** start of Data segment **

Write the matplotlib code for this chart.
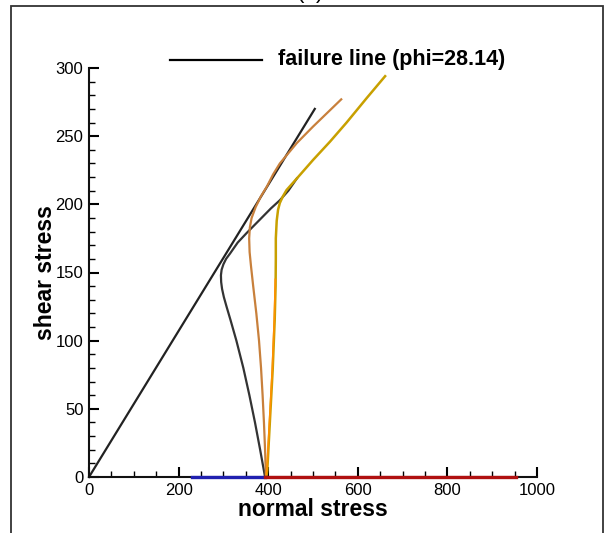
import matplotlib
matplotlib.use('Agg')
import matplotlib.pyplot as plt
from matplotlib.lines import Line2D
from matplotlib.patches import Rectangle
from matplotlib.ticker import MultipleLocator

plt.rcParams['font.family'] = ['Liberation Sans', 'DejaVu Sans']

# failure line (phi = 28.14 deg)
failure_x = [0, 504]
failure_y = [0, 270]

# stress path 1 (dark grey)
path1_x = [393, 382, 370.5, 358, 344.5, 329, 316, 307, 301, 297, 295, 294.5, 296, 300, 306, 315, 332, 352, 370, 388, 406, 426, 445, 464]
path1_y = [0, 20, 40, 60, 80, 100, 115, 125, 132, 138, 143, 148, 152, 156, 160, 164, 172, 179, 185, 191, 197, 203, 210, 219]

# stress path 2 (brown-orange)
path2_x = [395, 393, 390.5, 387.5, 384, 379.5, 373.5, 366.5, 361.5, 358.5, 357.5, 359, 363, 372, 384, 397, 411, 426, 464, 500, 563]
path2_y = [0, 20, 40, 60, 80, 100, 120, 140, 155, 165, 175, 183, 190, 198, 206, 213, 222, 230, 245, 257, 277]

# stress path 3 (gold)
path3_x = [396, 398, 404, 410, 414.5, 416.5, 417, 417, 419, 422, 426, 433, 441, 464, 500, 538, 575, 620, 661]
path3_y = [0, 5, 42, 78.5, 115, 140, 160, 175, 188, 196, 201, 206, 210.5, 219, 232.5, 246, 260, 278, 294]

# stress path 4 (orange, lower part overlapping path 3)
path4_x = [395, 397, 403, 409, 413.5, 416]
path4_y = [0, 5, 42, 78.5, 115, 145]

# coloured segments lying on the normal stress axis
blue_x = [229, 393]
red_x = [393, 954]

W, H = 609, 533
fig = plt.figure(figsize=(W / 100, H / 100), dpi=100)
fig.patch.set_facecolor('white')
ax = fig.add_axes([89 / W, 1 - 477 / H, 448 / W, 409 / H])

ax.plot(failure_x, failure_y, color='#222222', lw=1.6, clip_on=False)
ax.plot(path1_x, path1_y, color='#333333', lw=1.6, clip_on=False)
ax.plot(path2_x, path2_y, color='#c8803c', lw=1.6, clip_on=False)
ax.plot(path3_x, path3_y, color='#c8a000', lw=1.8, clip_on=False)
ax.plot(path4_x, path4_y, color='#ff9000', lw=1.2, clip_on=False)
ax.plot(blue_x, [0, 0], color='#2020b0', lw=2.4, clip_on=False, zorder=5)
ax.plot(red_x, [0, 0], color='#b01010', lw=2.4, clip_on=False, zorder=5)

ax.set_xlim(0, 1000)
ax.set_ylim(0, 300)
ax.spines['top'].set_visible(False)
ax.spines['right'].set_visible(False)
for s in ('left', 'bottom'):
    ax.spines[s].set_linewidth(1.5)
    ax.spines[s].set_color('#111111')

ax.xaxis.set_major_locator(MultipleLocator(200))
ax.xaxis.set_minor_locator(MultipleLocator(50))
ax.yaxis.set_major_locator(MultipleLocator(50))
ax.yaxis.set_minor_locator(MultipleLocator(10))
ax.tick_params(which='major', direction='in', length=7.5, width=1.5, labelsize=12, pad=4)
ax.tick_params(which='minor', direction='in', length=4, width=1)

ax.set_xlabel('normal stress', fontsize=16.5, fontweight='bold', labelpad=0)
ax.set_ylabel('shear stress', fontsize=16.5, fontweight='bold', labelpad=-1)

# legend drawn like the original tecplot legend
fig.add_artist(Line2D([170 / W, 262 / W], [1 - 60 / H, 1 - 60 / H], color='black', lw=1.6,
                      transform=fig.transFigure))
fig.text(278 / W, 1 - 60 / H, 'failure line (phi=28.14)', fontsize=15.5, fontweight='bold',
         ha='left', va='center')

# outer frame and cut-off title
fig.add_artist(Rectangle((11 / W, -0.05), 592 / W, 1.05 - 6 / H, transform=fig.transFigure,
                         fill=False, edgecolor='#333333', lw=1.3))
fig.text(310 / W, 1 - 3 / H, '(a)', fontsize=16, ha='center', va='bottom')

fig.savefig('out.png', dpi=100)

** end of Data segment **

## Work to do
Set down again, exactly, the lines of the material above from its first line to the one with "from matplotlib.ticker import MultipleLocator", inclusive. Leave the pictures out.

## Final result
Write the matplotlib code for this chart.
import matplotlib
matplotlib.use('Agg')
import matplotlib.pyplot as plt
from matplotlib.lines import Line2D
from matplotlib.patches import Rectangle
from matplotlib.ticker import MultipleLocator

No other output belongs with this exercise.